Chris Beyer is a recent graduate of the University of Puget Sound, majoring in History with a minor in education studies. His fields of interest are histories of immigration, labor, and studying Japanese American incarceration camps. Chris’s passion for teaching has combined with his passion for history to motivate him towards work in public history, making history accessible and interesting to the wider public while encouraging thoughtful discussion towards the meaning of the past. 

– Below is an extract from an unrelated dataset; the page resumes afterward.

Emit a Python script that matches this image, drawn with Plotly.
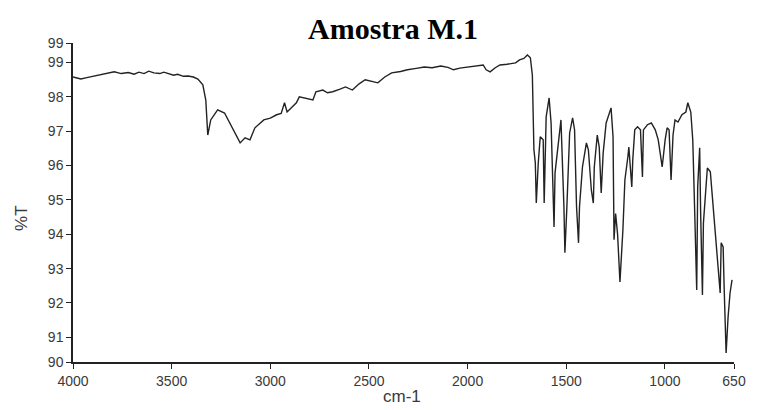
import plotly.graph_objects as go

# IR spectrum (wavenumber cm-1, %T)
wavenumber = [4000, 3960, 3930, 3900, 3865, 3830, 3791, 3755, 3720, 3690, 3666, 3640, 3616, 3590, 3560, 3540,
              3516, 3490, 3470, 3440, 3417, 3390, 3367, 3342, 3327, 3317,
              3302, 3267, 3232, 3202, 3167, 3153, 3128, 3103, 3078, 3033, 3000, 2968, 2945, 2928, 2915, 2868, 2853,
              2820, 2784, 2769, 2734, 2710, 2684, 2650, 2619, 2584, 2550, 2519, 2490, 2455, 2420, 2385, 2340,
              2305, 2260, 2220, 2180, 2136, 2100, 2071, 2040, 2006, 1960, 1921,
              1906, 1886, 1860, 1836, 1800, 1757, 1737, 1715, 1697, 1682, 1672, 1667, 1664, 1657, 1652, 1642, 1632, 1617,
              1612, 1602, 1587, 1577, 1562, 1557, 1537, 1527, 1512, 1507, 1497, 1483, 1468, 1458, 1448,
              1438, 1433, 1418, 1398, 1388, 1373, 1363, 1358, 1343, 1333, 1323, 1313, 1298, 1273, 1263,
              1258, 1250, 1240, 1228, 1213, 1203, 1188, 1183, 1168, 1163, 1153, 1139, 1124, 1114, 1109,
              1089, 1069, 1049, 1034, 1014, 999, 989, 979, 969, 959, 949, 934, 914, 894, 884,
              869, 859, 849, 839, 834, 824, 819, 810, 805, 795, 785, 770, 750, 735, 720,
              715, 705, 700, 690, 680, 670, 660]
transmittance = [98.58, 98.52, 98.56, 98.60, 98.64, 98.69, 98.73, 98.68, 98.71, 98.66, 98.72, 98.68, 98.75, 98.70, 98.68, 98.72,
                 98.67, 98.63, 98.66, 98.60, 98.61, 98.58, 98.52, 98.35, 97.91, 96.89,
                 97.33, 97.62, 97.53, 97.19, 96.84, 96.66, 96.81, 96.75, 97.10, 97.33, 97.38, 97.48, 97.52, 97.83, 97.56, 97.83, 98.00,
                 97.96, 97.91, 98.15, 98.20, 98.12, 98.15, 98.22, 98.29, 98.20, 98.38, 98.50, 98.46, 98.41, 98.58, 98.70, 98.74,
                 98.79, 98.83, 98.87, 98.85, 98.90, 98.86, 98.79, 98.84, 98.87, 98.90, 98.93,
                 98.79, 98.73, 98.85, 98.93, 98.95, 98.99, 99.08, 99.12, 99.22, 99.14, 98.64, 97.71, 96.46, 96.08, 94.91, 96.08, 96.84, 96.75,
                 94.91, 97.42, 97.97, 97.24, 94.21, 95.79, 96.95, 97.33, 94.80, 93.46, 94.80, 96.95, 97.39, 97.04, 94.80,
                 93.75, 94.80, 95.96, 96.66, 96.46, 95.29, 94.91, 95.96, 96.89, 96.54, 95.20, 96.37, 97.24, 97.68, 96.84,
                 93.84, 94.60, 94.00, 92.61, 94.13, 95.58, 96.25, 96.54, 95.38, 96.17, 97.04, 97.13, 97.04, 95.67, 97.04,
                 97.19, 97.24, 97.04, 96.75, 95.96, 96.75, 97.10, 97.04, 95.58, 96.89, 97.33, 97.27, 97.48, 97.56, 97.83,
                 97.56, 96.75, 94.62, 92.38, 95.38, 96.52, 94.62, 92.23, 94.33, 95.20, 95.93, 95.82, 94.42, 93.46, 92.29,
                 93.75, 93.63, 92.47, 90.54, 91.59, 92.29, 92.67]

x_tickvals = [4000, 3500, 3000, 2500, 2000, 1500, 1000, 650]
x_ticktext = ["4000", "3500", "3000", "2500", "2000", "1500", "1000", "650"]
y_tickvals = [90.28, 91, 92, 93, 94, 95, 96, 97, 98, 99, 99.57]
y_ticktext = ["90", "91", "92", "93", "94", "95", "96", "97", "98", "99", "99"]

fig = go.Figure()
fig.add_trace(go.Scatter(x=wavenumber, y=transmittance, mode="lines",
                         line=dict(color="#222222", width=1.4), showlegend=False))

axis_font = dict(family="Liberation Sans, Arial, sans-serif", size=14, color="#3a3a3a")
fig.update_layout(
    width=758, height=410,
    margin=dict(l=73, r=13, t=43, b=48),
    paper_bgcolor="white", plot_bgcolor="white",
    xaxis=dict(range=[4000, 650], tickvals=x_tickvals, ticktext=x_ticktext,
               showline=True, linecolor="#222222", linewidth=1.5, ticks="outside",
               ticklen=5, tickcolor="#222222", showgrid=False, zeroline=False,
               tickfont=axis_font),
    yaxis=dict(range=[90.28, 99.57], tickvals=y_tickvals, ticktext=y_ticktext,
               showline=True, linecolor="#222222", linewidth=1.5, ticks="outside",
               ticklen=5, tickcolor="#222222", showgrid=False, zeroline=False,
               tickfont=axis_font),
    annotations=[
        dict(text="<b>Amostra M.1</b>", xref="paper", yref="paper", x=0.4836, y=1.045,
             showarrow=False, xanchor="center", yanchor="middle",
             font=dict(family="Liberation Serif, Times New Roman, serif", size=30, color="black")),
        dict(text="cm-1", xref="paper", yref="paper", x=0.497, y=-0.1097,
             showarrow=False, xanchor="center", yanchor="middle",
             font=dict(family="Liberation Sans, Arial, sans-serif", size=17, color="#3a3a3a")),
        dict(text="%T", xref="paper", yref="paper", x=-0.0789, y=0.451, textangle=-90,
             showarrow=False, xanchor="center", yanchor="middle",
             font=dict(family="Liberation Sans, Arial, sans-serif", size=17, color="#3a3a3a")),
    ],
)

fig.write_html("out.html")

Chris is half Japanese, a member of two distinct Japanese American diasporas. On his paternal side, his family came to Hawai’i in the early 1900s and worked on a sugar plantation, not experiencing any form of incarceration. On the maternal side, his grandmother was born and raised in San Francisco, California until being sent to Tanforan assembly center and then Topaz when she was still an orphaned teenager. After incarceration, his grandmother would spend time in the Midwest, relaying minimal but positive memories. Piecing together her life and story, and understanding his grandmother’s life through a history of Japanese American incarceration has been a huge motivator for Chris’s study of this subject and broader Nikkei diaspora history. 

 

Mohamed Yusuf

Mohamed Yusuf

Technical Assistant

Mohamed Yusuf is a recent graduate of the University of Washington, Tacoma majoring in Urban Design with a certificate in GIS. During the Spring of 2024, he worked for the Tacoma Japantown project as a technical assistant where he was driven by a passion for uncovering unnoticed histories and exploring how spaces shape our identities and narratives. His interest was sparked by the profound interplay between people and places, witnessing how we transform spaces even as they transform us but also prompting reflection on the complexities of representation and narrative ownership, grappling with the question of who gets to authentically tell their own stories and histories. His focus was centered on creating detailed story maps that highlighted the rich heritage of the Japanese Language School and the Businesses in Tacoma’s Japantown, contributing to preserving and celebrating their cultural significance within the community.

Jody Sanchez

Jody Sanchez

Permissions Assistant

Jody Sanchez is a third year student studying communications at The University of Washington Tacoma. During spring of 2023, he worked as a website assistant for the Tacoma Japantown website, contacting descendants for digital artifacts as well as the permission to utilize the materials. He is a Filipino-American and works closely with the AAPI Thrive community as an avid scholar.